Every era has its architecture of excess, whether it’s correlated to a depression or a boom. Nineteenth-century Vienna had the Ringstrasse, where wealthy aristocrats struggled to outdo one another with cheaply built, flashy mansions. New York in the '00s has the High Line, or more specifically, the streets that run along the edge of the High Line, where every year brings a new smattering of glittering office and condo buildings, from Neil Denari’s HL23 to Della Valle + Bernheimer’s 459 West 18th Street.
This week, the Chicago-based Studio Gang unveiled its own forthcoming High Line building, which it calls the Solar Carve Tower. Formally, the tower falls into stride with its neighbors along the elevated park, with a gem-like facade covered in faceted panes of glass. But the design--slated for completion in 2015--also makes some interesting concessions to context and environment.
“Our Solar Carve Tower employs a surprising twist to traditional zoning logic,” explain the architects. “Geometric relationships between the building form and the sun’s path, as well as the viewshed between the park and the Hudson, guide the shave and shape of the tower.”
In other words, the sloping cutouts that shape the facade are extrapolated from the path of the sun, allowing light to fall into the interior spaces that the 13-story tower would have permanently overshadowed. The cutaway sections are faced in sawtooth glass that reminds us of Olafur Eliasson’s dangerous-looking (but beautiful) chandeliers. The prismatic details are likely meant to exploit the unusually open, atmospheric conditions of the site, which offers a rare, unobstructed view to the Hudson (and the sunset).

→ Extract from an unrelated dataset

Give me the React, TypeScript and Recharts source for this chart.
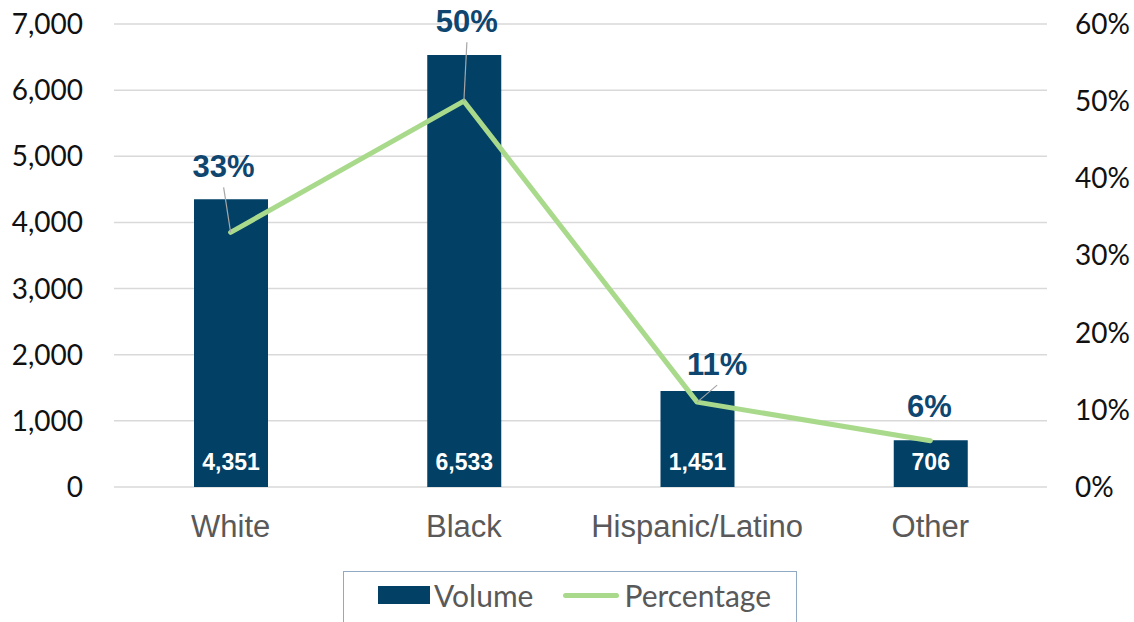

It’s a trope we’ve seen quite often with architects like Bjarke Ingels, whose housing schemes tend to take shape based on simplified sun and ventilation diagrams. In fact, only 40 blocks uptown, Ingels’s forthcoming first New York building is predicated on similar solar calculations. Studio Gang’s most well-loved building, the Aqua Tower, relies on a similar mix of formal gestures knit from environmental observations.

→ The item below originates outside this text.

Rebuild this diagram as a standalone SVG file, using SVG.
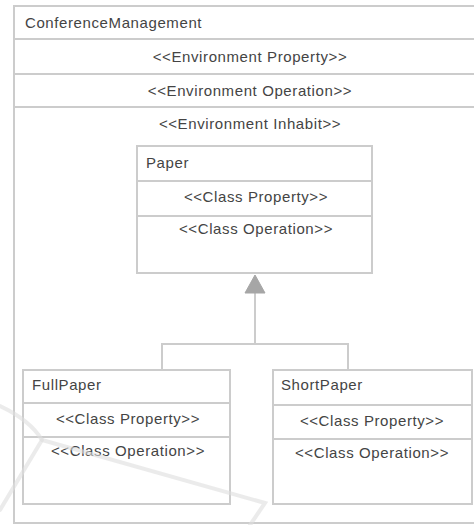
<svg xmlns="http://www.w3.org/2000/svg" width="474" height="525" viewBox="0 0 474 525">
  <style>
    .box { fill: #ffffff; stroke: #cccccc; stroke-width: 2; }
    .sep { stroke: #cccccc; stroke-width: 2; fill: none; }
    .conn { stroke: #cccccc; stroke-width: 2; fill: none; }
    .t { font-family: "Liberation Sans", Arial, sans-serif; font-size: 15px; fill: #444444; letter-spacing: 0.6px; }
    .c { text-anchor: middle; }
    .mark { stroke: #dddddd; stroke-width: 4; fill: none; stroke-linecap: round; opacity: 0.6; }
  </style>

  <rect x="0" y="0" width="474" height="525" fill="#ffffff"/>

  <!-- Environment container -->
  <g id="ConferenceManagement">
    <rect class="box" x="14" y="6" width="470" height="517"/>
    <line class="sep" x1="14" y1="39" x2="474" y2="39"/>
    <line class="sep" x1="14" y1="74" x2="474" y2="74"/>
    <line class="sep" x1="14" y1="107" x2="474" y2="107"/>
    <text class="t" x="25" y="28">ConferenceManagement</text>
    <text class="t c" x="250" y="62">&lt;&lt;Environment Property&gt;&gt;</text>
    <text class="t c" x="250" y="96">&lt;&lt;Environment Operation&gt;&gt;</text>
    <text class="t c" x="250" y="129">&lt;&lt;Environment Inhabit&gt;&gt;</text>
  </g>

  <!-- Generalization connectors -->
  <g id="connectors">
    <polyline class="conn" points="162,370 162,344 348,344 348,370"/>
    <line class="conn" x1="255" y1="344" x2="255" y2="292"/>
    <polygon points="255,275 265,293 245,293" fill="#a6a6a6" stroke="#a6a6a6" stroke-width="1"/>
  </g>

  <g id="Paper">
    <rect class="box" x="137" y="146" width="235" height="127"/>
    <line class="sep" x1="137" y1="181" x2="372" y2="181"/>
    <line class="sep" x1="137" y1="216" x2="372" y2="216"/>
    <text class="t" x="146" y="168">Paper</text>
    <text class="t c" x="256" y="202">&lt;&lt;Class Property&gt;&gt;</text>
    <text class="t c" x="256" y="234">&lt;&lt;Class Operation&gt;&gt;</text>
  </g>

  <g id="FullPaper">
    <rect class="box" x="23" y="370" width="207" height="134"/>
    <line class="sep" x1="23" y1="403" x2="230" y2="403"/>
    <line class="sep" x1="23" y1="437" x2="230" y2="437"/>
    <text class="t" x="32" y="390">FullPaper</text>
    <text class="t c" x="128" y="424">&lt;&lt;Class Property&gt;&gt;</text>
    <text class="t c" x="128" y="456">&lt;&lt;Class Operation&gt;&gt;</text>
  </g>

  <g id="ShortPaper">
    <rect class="box" x="273" y="370" width="199" height="134"/>
    <line class="sep" x1="273" y1="405" x2="472" y2="405"/>
    <line class="sep" x1="273" y1="439" x2="472" y2="439"/>
    <text class="t" x="281" y="390">ShortPaper</text>
    <text class="t c" x="372" y="426">&lt;&lt;Class Property&gt;&gt;</text>
    <text class="t c" x="372" y="458">&lt;&lt;Class Operation&gt;&gt;</text>
  </g>

  <!-- faint background mark -->
  <g id="mark">
    <path class="mark" d="M 0 406 Q 30 420 42 440 Q 150 470 265 503 L 250 525"/>
    <path class="mark" d="M 42 440 L 0 510"/>
  </g>
</svg>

Not everyone will be excited to learn that it will perpetuate the onward march of demolition that’s quickly clearing away any remaining evidence of the neighborhood’s past, for better or worse. But it is a polite gesture among ostentatious neighbors, striking an elegant compromise between the concerns of hungry developers and advocates for public space. It is, as Jeanne Gang explains, “a skyscraper that enhances the public life of the city in ways that a stand-alone icon cannot.”